ただし、適格払い出しとなる改修工事にはさまざまな要件がありますから、しっかり確認するようにしてください。また、毎年必要となる固定資産税などは財形住宅とは分けて積み立てておくことが必要です。財形住宅を利用する場合でも、住居費のすべてを財形住宅で積み立てるのは避けましょう。

2年後の仕送り開始に備え、支出を減らす

収支の状況もプラスで毎月の貯蓄もしっかりできている様子ですが、2年後に長男さんの仕送りが始まれば今と同じようには貯蓄できなくなる可能性があります。仕送りの支出が増えても、老後資金や家の修繕費などの必要額は減ることはありません。現在の積立額を減らさないようにするためには、今から少しずつ家計を絞ることに慣れていくことが望まれます。今から家計の見直しをして支出削減にも努めましょう。

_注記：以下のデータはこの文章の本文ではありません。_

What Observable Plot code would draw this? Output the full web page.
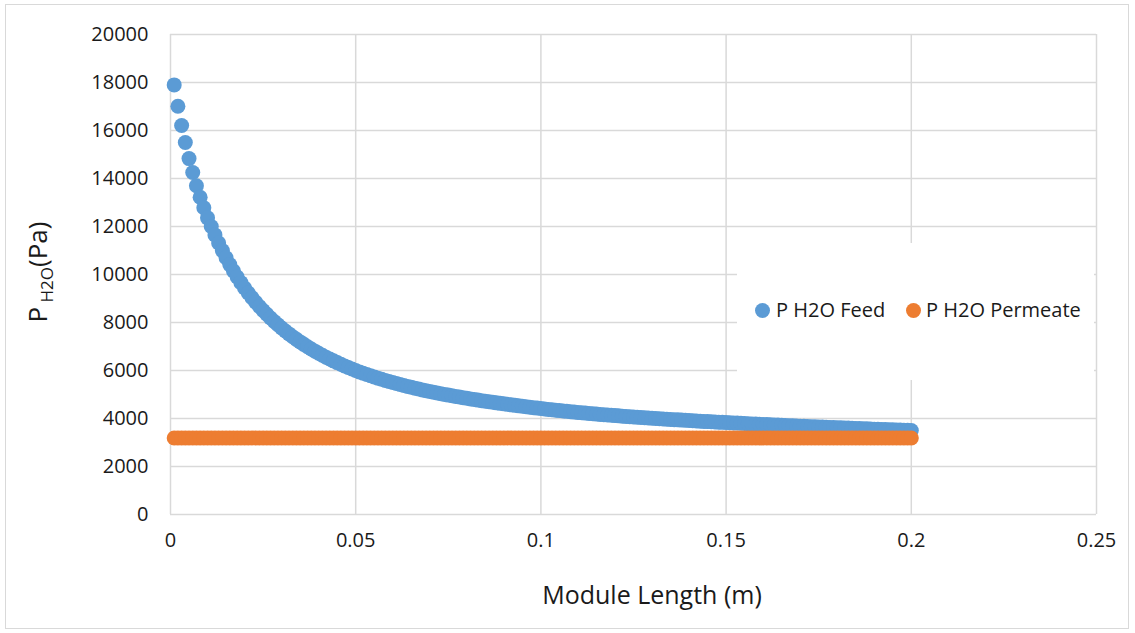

まずは、被服費・美容費、交際費などから始めてみるのもおすすめです。子どもの成長にともなって、洋服などにこだわりを持ち、支出が増えるのは仕方のないことかもしれません。だからといって望むままに買ってあげるのは、家計のためにも子どもの将来の金銭感覚のためにも良いこととは思えません。家計見直しの機会に、子どもも含めて支出ルールを作ってみてはいかがでしょうか。

たとえば、「洋服は2カ月あるいは3カ月に1回だけ買う」「金額はいくらまで」と決めるのもいいでしょう。もしくは、お小遣いの額を少し上げる代わりに、洋服を含めてお小遣いのなかでやりくりさせてみるのもいいでしょう。長男が家を出た後、月々の仕送りのなかで生活費をやりくりするようになるときにも役立つはずです。

両親も同様にすれば子どもも見習うかもしれません。家族みんなで予算の中でのやりくりに慣れていくうちに、自然に節約ができるようになるのではないでしょうか。


今回の相談内容と皆さんの家計簿に似ている部分があるようでしたら、ぜひともFPの方のアドバイスを参考にしてみてくださいね。